NCAA Football: Big Ten Media Day David Banks-USA TODAY Sports

Rutgers fans love seeing the local media get their “comeuppance.” To a lot of fans, they are perceived as the enemy—whether that’s true or not. (Spoiler: It’s not true.) So, when announced that new head football coach Chris Ash was limiting media access during summer camp, fans got a kick out of it.

But, this move by Ash may seem like a smart one on the surface—it helps the team come together without distraction and possibly hinders the opponents from knowing some plays—it has to potential to blow up in Rutgers face.

Is that old nervous instinct in your gut rumbling a little, Rutgers fans? It is for me. Let’s try to play this out logically and explain why Rutgers fans should be a little nervous.

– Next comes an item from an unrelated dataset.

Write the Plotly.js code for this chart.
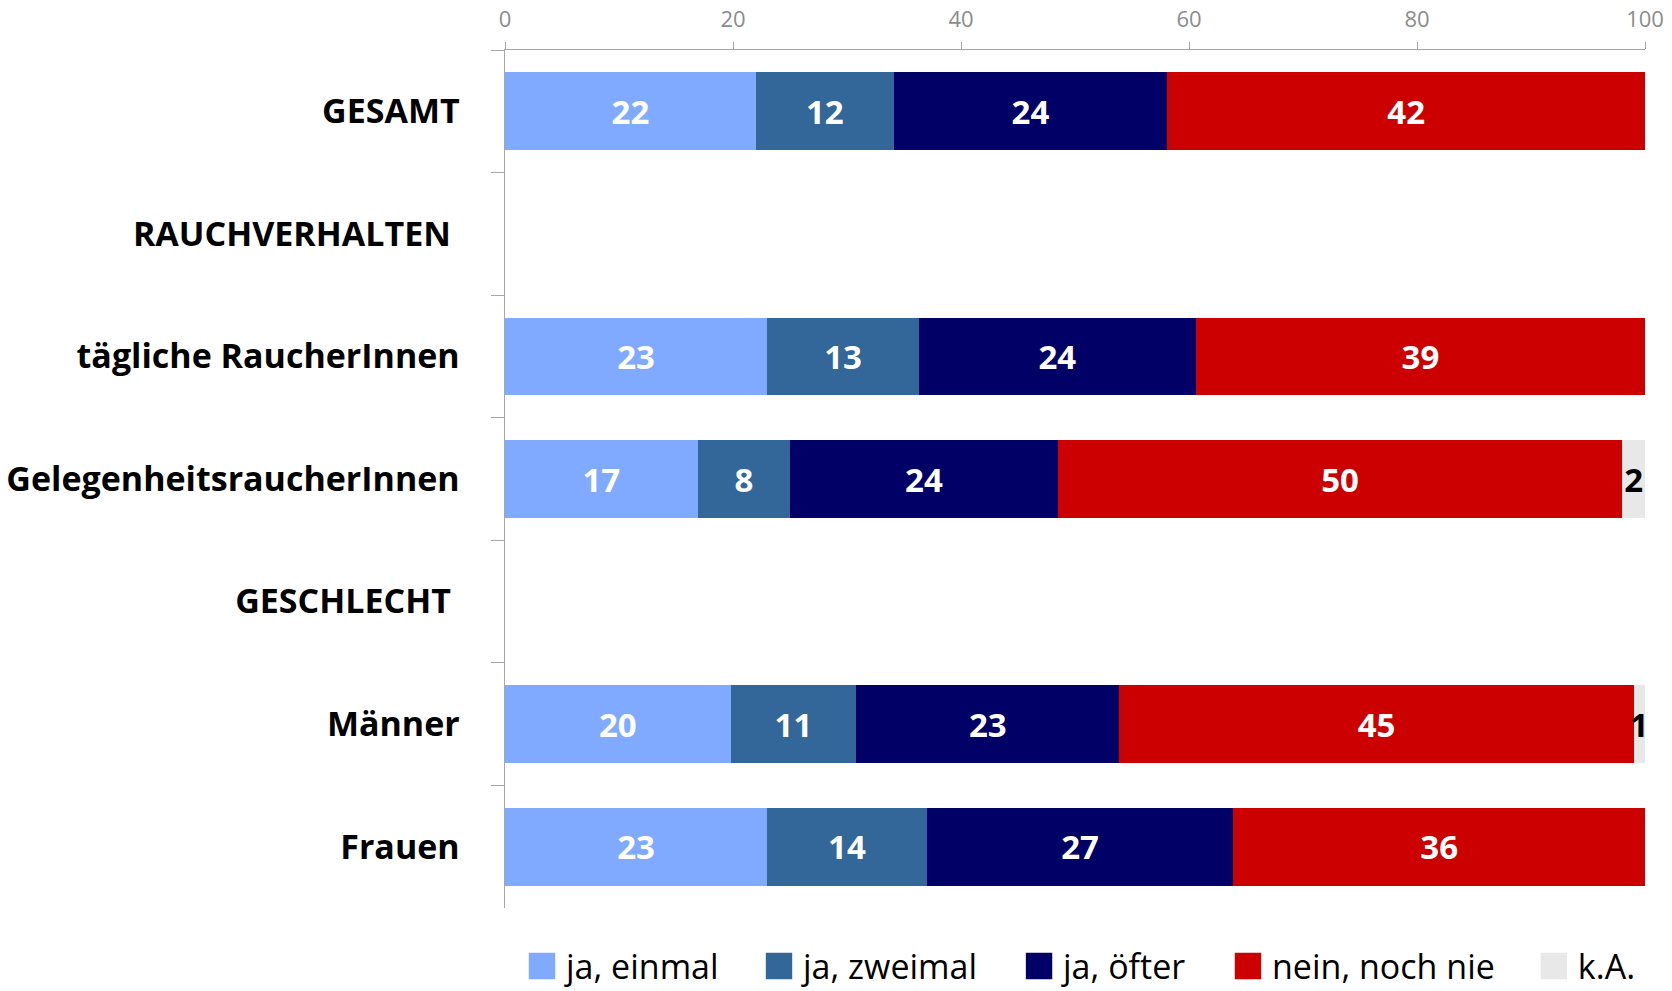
<!DOCTYPE html>
<html>
<head>
<meta charset="utf-8">
<script src="https://cdn.plot.ly/plotly-3.0.1.min.js"></script>
<style>
  html, body { margin: 0; padding: 0; background: #fff; }
  #chart { width: 1672px; height: 991px; }
</style>
</head>
<body>
<div id="chart"></div>
<script>
// Categories (top to bottom)
const categories = [
  "GESAMT",
  "RAUCHVERHALTEN\u00a0",
  "tägliche RaucherInnen",
  "GelegenheitsraucherInnen",
  "GESCHLECHT\u00a0",
  "Männer",
  "Frauen"
];

// Series values in percent (null = no bar)
const jaEinmal   = [22.0, null, 23.0, 16.9, null, 19.8, 23.0];
const jaZweimal  = [12.1, null, 13.3,  8.1, null, 11.0, 14.0];
const jaOefter   = [24.0, null, 24.3, 23.5, null, 23.1, 26.9];
const neinNie    = [41.9, null, 39.4, 49.5, null, 45.1, 36.1];
const keineAngabe= [null, null, null,  2.0, null,  1.0, null];

const seriesNames  = ["ja, einmal", "ja, zweimal", "ja, öfter", "nein, noch nie", "k.A."];
const seriesValues = [jaEinmal, jaZweimal, jaOefter, neinNie, keineAngabe];
const seriesColors = ["#7FAAFF", "#336699", "#000066", "#CC0000", "#E8E8E8"];
const textColors   = ["#FFFFFF", "#FFFFFF", "#FFFFFF", "#FFFFFF", "#000000"];
const legendIds    = ["legend", "legend2", "legend3", "legend4", "legend5"];
const legendX      = [0.0114, 0.2193, 0.4474, 0.6307, 0.899];

const xTicks = [0, 20, 40, 60, 80, 100];

const traces = seriesNames.map((name, i) => ({
  type: "bar",
  orientation: "h",
  name: name,
  legend: legendIds[i],
  y: categories,
  x: seriesValues[i],
  marker: { color: seriesColors[i], line: { width: 0 } },
  texttemplate: "%{x:.0f}",
  textposition: "inside",
  insidetextanchor: "middle",
  constraintext: "none",
  textangle: 0,
  cliponaxis: false,
  textfont: { family: "Open Sans", size: 33, color: textColors[i], weight: "bold" },
  hoverinfo: "name+x"
}));

const layout = {
  width: 1672,
  height: 991,
  barmode: "stack",
  bargap: 0.365,
  paper_bgcolor: "#FFFFFF",
  plot_bgcolor: "#FFFFFF",
  margin: { l: 505, r: 27, t: 50, b: 83, pad: 0, autoexpand: false },
  showlegend: true,
  xaxis: {
    side: "top",
    range: [0, 100],
    tickvals: xTicks,
    ticktext: xTicks.map(String),
    showgrid: false,
    zeroline: false,
    showline: true,
    linecolor: "#A6A6A6",
    linewidth: 1.5,
    ticks: "outside",
    ticklen: 7,
    tickcolor: "#A6A6A6",
    tickwidth: 1,
    ticklabelstandoff: 6,
    tickfont: { family: "Liberation Sans Narrow, Open Sans", size: 22, color: "#8C8C8C" },
    fixedrange: true
  },
  yaxis: {
    type: "category",
    autorange: "reversed",
    showgrid: false,
    zeroline: false,
    showline: true,
    linecolor: "#A6A6A6",
    linewidth: 1.5,
    ticks: "outside",
    tickson: "boundaries",
    ticklen: 13,
    tickcolor: "#A6A6A6",
    tickwidth: 1,
    ticklabelstandoff: 37,
    tickfont: { family: "Open Sans", size: 34, color: "#000000", weight: "bold" },
    fixedrange: true
  }
};

legendIds.forEach((id, i) => {
  layout[id] = {
    orientation: "h",
    x: legendX[i],
    xanchor: "left",
    y: -0.068,
    yanchor: "middle",
    font: { family: "Open Sans", size: 34, color: "#000000" },
    itemwidth: 38,
    bgcolor: "rgba(0,0,0,0)",
    borderwidth: 0
  };
});

Plotly.newPlot("chart", traces, layout, { displayModeBar: false, staticPlot: true }).then(gd => {
  // enlarge legend swatches to match the reference's square keys
  gd.querySelectorAll(".legendpoints path").forEach(p => {
    p.setAttribute("transform", (p.getAttribute("transform") || "") + " scale(2.2)");
  });
});
</script>
</body>
</html>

Had Ash opened camp to the media more than the six times he has planned, the reporters who cover our beloved Scarlet Knights would be busy. You’d see stories on position battles, feel good articles on what players overcame during the season, and maybe a column or two on how practice has changed under Ash as opposed to what former head coach Kyle Flood ran. Whatever the Ash equivalent of Club Ice is, the media would cover that.

So, in essence, there’d be a ton of content for fans, good press for Ash, and plenty for the reporters to do over the next few weeks. What’s a possible consequence? Maybe a trick play or formation leaks out before the Washington game—but during year one, when the team is a bit undermanned, I don’t think that’s the end of the world.

Now, let’s play this out as is. Ash has really cut down on the amount of time the media has at camp. But, guess what? The media still has a job to do. They still have to write stories. Maybe they write about Michigan or Penn State, and catch some recruit’s eye toward that school.

Maybe they write about women’s soccer or lacrosse or Steve Pikiell’s summer vacation (please write about his summer vacation, I’ll read it 1,000 times). And then fans ire gets up because, hey, why aren’t they covering football?

Or, when stuck without something football related (and you guys love to tell me how important football is), what does a good reporter do?

He or she starts digging.

One fan on Twitter told Keith Sargeant to work his sources. Sarge is a good reporter and that’s exactly what he’s going to do. He’ll look for word from donors or others who are at camp and try to get the scoop. But let’s say that source says something—even off the record—that is a bit of talking out of school.

Something that catches the reporter’s ear.

That reporter is going to keep digging. Rutgers is a public institution, and they often give up public documents—even our own Bob Cancro is a fan of the Open Public Records Act. This is how the story of Flood and the academic issue came up last season. Sources talk. Reporters dig.

They often find things no one wanted them to find.

Now, Rutgers is in a much different position than they were last year during Flood and Julie Hermann’s tumultuous era. One hopes that the Scarlet Knights’ athletic department has their ducks in a row. But you never know. It’s an unlikely outcome, but it seems like Ash is taking a risk not that he doesn’t need to take.

Maybe it’s the paranoid Rutgers fan in me. I have no inside information, and I am more optimistic about the future of basketball, football and the rest of the department than I ever have been. But I’m still a Rutgers fan and I still have that paranoid nervousness in my gut about this stuff.

Should this happen, the initial reaction from fans would probably be to call the reporters vengeful. But it’s truly not. It’s people trying to do their jobs and make a living. They have to work and if they come across a story, they have to follow it up and write about it. That’s why Ash should essentially hand them a daily story.

It seems to me that Ash might be opening himself up to long term trouble for short term gain. Instead of giving the media something easy to write about each day, they are opening themselves up to a possible problem—whether it’s turning recruits to another school, ignoring the football program entirely until September, or finding a deep seeded problem that no one knew about.

Let the reporters come to practice, Chris Ash. It’s the easy solution to a potential problem.